To get this speedup, we used one “dirty trick” and one compiler extension. Our dirty trick was:

struct Rep {
  alignas(T) char data_[sizeof(T)];
};
blqsort((Rep*)first, (Rep*)(last - 1),
  [&](const Rep& a, const Rep& b) { return comp(*(const T*)&a, *(const T*)&b); });

Those casts are reinterpret_cast in disguise. This is type-punning, and technically it’s undefined behavior. (It’s certainly not constexpr-friendly.) We can make it well-defined and constexpr-friendly by using the P1144/P3516 entrypoint std::relocate_at on T objects instead of copy-assignment on Rep objects; but as we’ve seen, that’s very ugly — and in fact very error-prone. Changing a copy-assignment-based algorithm to use relocation takes a major code audit to make sure you balanced out every construction and destruction, never moved or relocated twice from the same object, never accessed an object outside its lifetime, etc. Our “dirty trick” foolproofly accomplished the same codegen, with just a little surgical patch at the top level. If we really needed constexpr-friendliness, I’d add an if consteval at the top level sooner than I’d give up this trick.

But of course the thing we must have, in order to apply this optimization, is a reliable way to detect is_trivially_relocatable<T>. My code makes it look easy, because I use a compiler (and standard library) with full P1144 support. Sadly neither Clang nor GCC is such a compiler.

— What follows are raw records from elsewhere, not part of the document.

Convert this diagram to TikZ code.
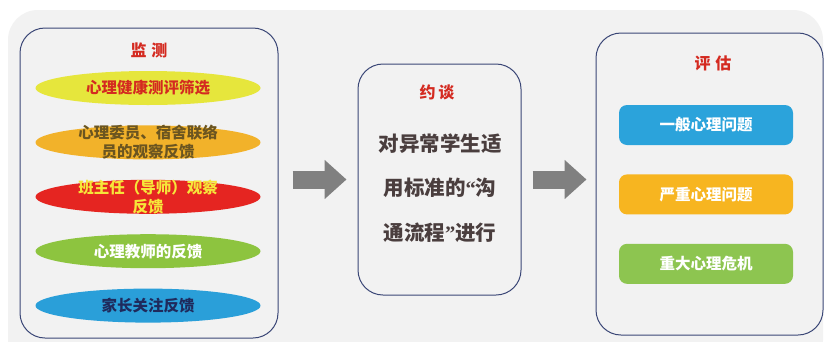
\documentclass[tikz,border=0pt]{standalone}
\usepackage{fontspec}
\newfontfamily\cjk{Noto Sans CJK SC}
\newfontfamily\quotefont{Liberation Serif}
\definecolor{BackGray}{HTML}{F2F2F2}
\definecolor{PanelBorder}{HTML}{3A4676}
\definecolor{ArrowGray}{HTML}{808080}
\definecolor{TitleRed}{HTML}{D42A20}
\definecolor{BodyText}{HTML}{4A3E3E}
\definecolor{OvalYellow}{HTML}{E6E63C}
\definecolor{OvalOrange}{HTML}{F2B22A}
\definecolor{OvalRed}{HTML}{E52521}
\definecolor{OvalGreen}{HTML}{8DC43F}
\definecolor{OvalBlue}{HTML}{2A9FD9}
\definecolor{TextOlive}{HTML}{6B5520}
\definecolor{TextYellow}{HTML}{F6E63A}
\definecolor{TextNavy}{HTML}{1F2A5C}
\definecolor{BoxBlue}{HTML}{2BA3DB}
\definecolor{BoxOrange}{HTML}{F7B520}
\definecolor{BoxGreen}{HTML}{8DC550}
\usetikzlibrary{shapes.geometric,arrows.meta,positioning,calc}
\tikzset{
    % Large rounded panels
    panel/.style={
        rectangle,
        rounded corners=25pt,
        draw=PanelBorder,
        line width=1pt,
        fill=BackGray,
        inner sep=0pt
    },
    panel title/.style={
        font=\cjk\bfseries\fontsize{16}{18}\selectfont,
        text=TitleRed,
        inner sep=0pt
    },
    oval/.style={
        ellipse,
        minimum width=225pt,
        minimum height=34pt,
        inner sep=0pt
    },
    oval text/.style={
        font=\cjk\bfseries\fontsize{15.5}{19}\selectfont,
        align=center,
        inner sep=0pt
    },
    result/.style={
        rectangle,
        rounded corners=8pt,
        minimum width=174pt,
        minimum height=40pt,
        inner sep=0pt,
        text=white,
        font=\cjk\bfseries\fontsize{15.5}{18}\selectfont
    },
    block arrow/.style={
        draw=ArrowGray,
        line width=18pt,
        -{Triangle[length=22pt,width=38pt]}
    }
}
\begin{document}
\begin{tikzpicture}[x=1pt,y=-1pt]
        \useasboundingbox (0,0) rectangle (825,341);
        \fill[white] (0,0) rectangle (825,341);
        \fill[BackGray, rounded corners=30pt] (8,10) rectangle (823,370);

        % Monitoring panel
        \node[panel, minimum width=258pt, minimum height=310pt] (monitor) at (149,183) {};
        \node[panel title] (monitor_t) at (149,50) {监\hspace{5pt}测};
        \node[oval, fill=OvalYellow] (m1) at (148,88) {};
        \node[oval, fill=OvalOrange, below=20pt of m1] (m2) {};
        \node[oval, fill=OvalRed, below=20pt of m2] (m3) {};
        \node[oval, fill=OvalGreen, below=20pt of m3] (m4) {};
        \node[oval, fill=OvalBlue, below=20pt of m4] (m5) {};
        \node[oval text, text=TitleRed] (m1_t) at (m1) {心理健康测评筛选};
        \node[oval text, text=TextOlive] (m2_t) at (m2) {心理委员、宿舍联络\\员的观察反馈};
        \node[oval text, text=TextYellow] (m3_t) at (m3) {班主任（导师）观察\\反馈};
        \node[oval text, text=white] (m4_t) at (m4) {心理教师的反馈};
        \node[oval text, text=TextNavy] (m5_t) at (m5) {家长关注反馈};

        % Interview panel
        \node[panel, minimum width=163pt, minimum height=231pt] (talk) at (439.5,179.5) {};
        \node[panel title] (talk_t) at (437,92) {约\hspace{3pt}谈};
        \node[font=\cjk\bfseries\fontsize{20.5}{44.5}\selectfont, text=BodyText, align=center, inner sep=0pt]
              (talk_b) at (440,188) {对异常学生适\\用标准的{\quotefont “}沟\\通流程{\quotefont ”}进行};

        % Assessment panel
        \node[panel, minimum width=227pt, minimum height=302pt] (assess) at (709.5,184) {};
        \node[panel title] (assess_t) at (713,63) {评\hspace{5pt}估};
        \node[result, fill=BoxBlue] (r1) at (706,125) {一般心理问题};
        \node[result, fill=BoxOrange, below=29pt of r1] (r2) {严重心理问题};
        \node[result, fill=BoxGreen, below=29pt of r2] (r3) {重大心理危机};

        % Arrows
        \draw[block arrow, shorten <=14pt, shorten >=11pt] (monitor.east |- talk.center) -- (talk.west);
        \draw[block arrow, shorten <=11pt, shorten >=9pt] (talk.east) -- (assess.west |- talk.center);
    \end{tikzpicture}
\end{document}
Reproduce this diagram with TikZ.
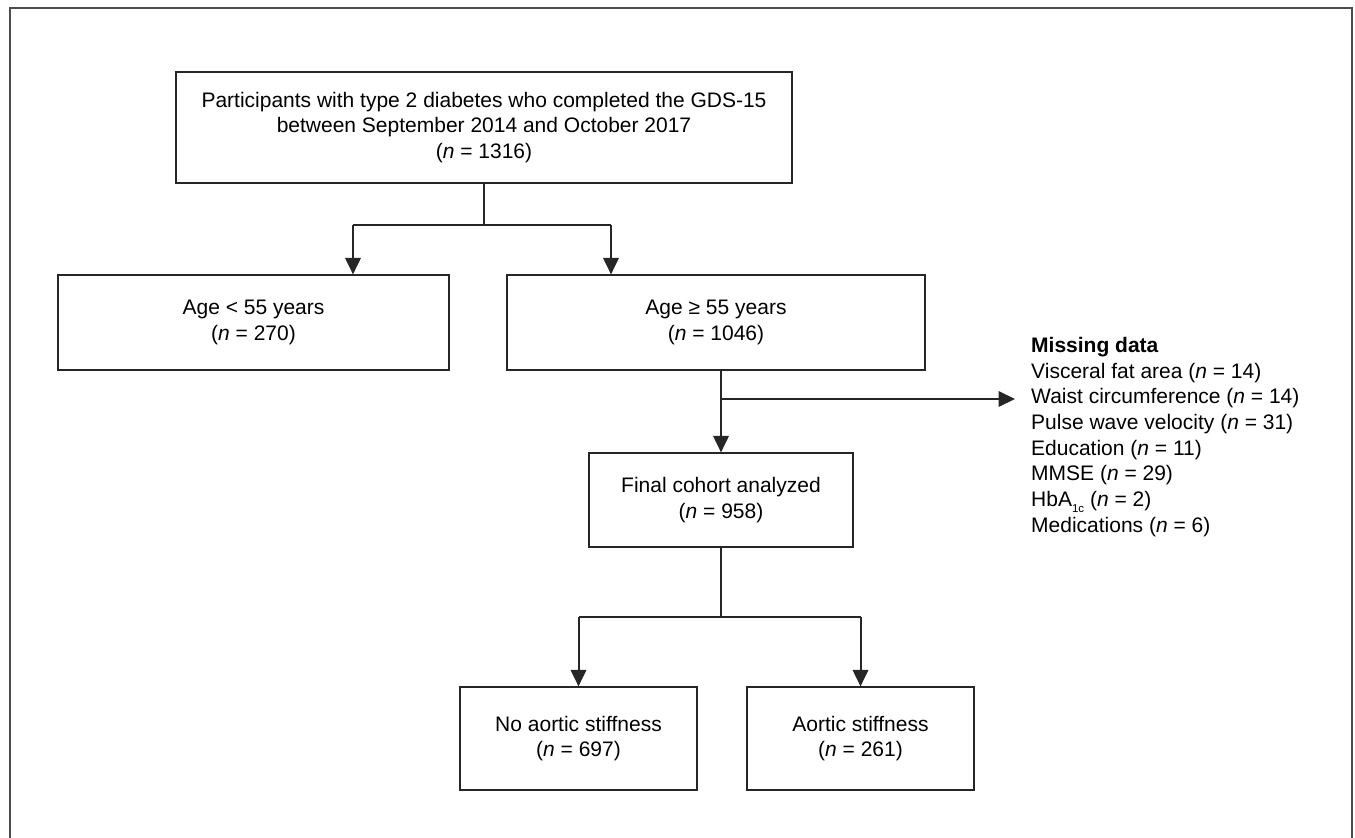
\documentclass[tikz,border=0pt]{standalone}
\usepackage{fontspec}
\setmainfont{Liberation Sans}
\usetikzlibrary{arrows.meta}

\newcommand{\nn}{\textit{n}}

\begin{document}
\begin{tikzpicture}
[x=1pt,y=-1pt,>={Triangle[length=16.5pt,width=15.5pt]},
 font={\fontsize{21}{25.7}\selectfont}]
  \tikzstyle{box}=[draw=black!85,line width=1.2pt,align=center,inner sep=4pt]
  \tikzstyle{link}=[draw=black!85,line width=1.2pt]
  \tikzstyle{flow}=[draw=black!85,fill=black!85,line width=2pt,->]

  \useasboundingbox (0,0) rectangle (1355,838);
  \draw[black!70,line width=2pt] (9.5,840) -- (9.5,8) -- (1352,8) -- (1352,840);

  \node[box,minimum width=616pt,minimum height=111pt] (GDS) at (484,127.5)
    {Participants with type 2 diabetes who completed the GDS-15\\between September 2014 and October 2017\\(\nn{} = 1316)};
  \node[box,minimum width=391pt,minimum height=95pt] (Young) at (253.5,322.5)
    {Age < 55 years\\(\nn{} = 270)};
  \node[box,minimum width=418pt,minimum height=95pt] (Old) at (716,322.5)
    {Age ≥ 55 years\\(\nn{} = 1046)};
  \node[box,minimum width=264pt,minimum height=94pt] (Final) at (721,500)
    {Final cohort analyzed\\(\nn{} = 958)};
  \node[box,minimum width=237pt,minimum height=103pt] (NoAS) at (578.5,738.5)
    {No aortic stiffness\\(\nn{} = 697)};
  \node[box,minimum width=227pt,minimum height=103pt] (AS) at (860.5,738.5)
    {Aortic stiffness\\(\nn{} = 261)};
  \node[anchor=north west,inner sep=0pt,align=left] (Miss) at (1031,337)
    {\textbf{Missing data}\\Visceral fat area (\nn{} = 14)\\Waist circumference (\nn{} = 14)\\
     Pulse wave velocity (\nn{} = 31)\\Education (\nn{} = 11)\\MMSE (\nn{} = 29)\\
     HbA\raisebox{-0.5ex}{\fontsize{11.5}{11.5}\selectfont 1c} (\nn{} = 2)\\Medications (\nn{} = 6)};

  % age split
  \coordinate (J1) at (GDS.south |- 0,225);
  \coordinate (JY) at (353,225);
  \coordinate (JO) at (611,225);
  \draw[link] (GDS.south) -- (J1);
  \draw[link] (JY) -- (JO);
  \draw[flow] (JY) -- (JY |- Young.north);
  \draw[flow] (JO) -- (JO |- Old.north);

  % exclusions
  \coordinate (J2) at (Final.north |- 0,399);
  \coordinate (MissIn) at (1015,399);
  \draw[flow] (Old.south -| Final.north) -- (Final.north);
  \draw[flow] (J2) -- (MissIn);

  % outcome split
  \coordinate (J3) at (Final.south |- 0,617);
  \coordinate (JN) at (NoAS.north |- J3);
  \coordinate (JA) at (AS.north |- J3);
  \draw[link] (Final.south) -- (J3);
  \draw[link] (JN) -- (JA);
  \draw[flow] (JN) -- (NoAS.north);
  \draw[flow] (JA) -- (AS.north);
\end{tikzpicture}
\end{document}
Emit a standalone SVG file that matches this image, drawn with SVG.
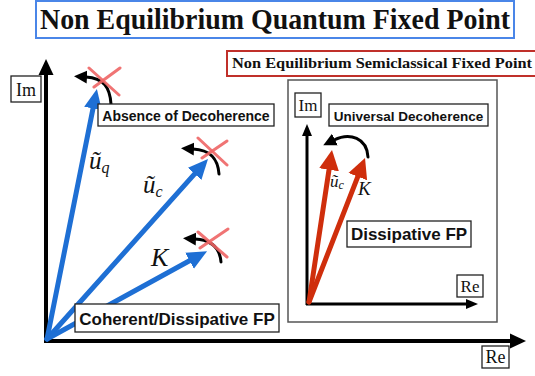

Mainline Clang actually has two different builtins in this area — __is_trivially_relocatable and __builtin_is_cpp_trivially_relocatable — but both of them have too many false positives to use safely in production: the latter by design (it intended to implement the failed P2786 proposal) and the former merely by neglect. An attempt was made to fix up the former in Clang #84621, but the maintainers resisted, and the patch was eventually abandoned. Obviously I’d like to see it revived.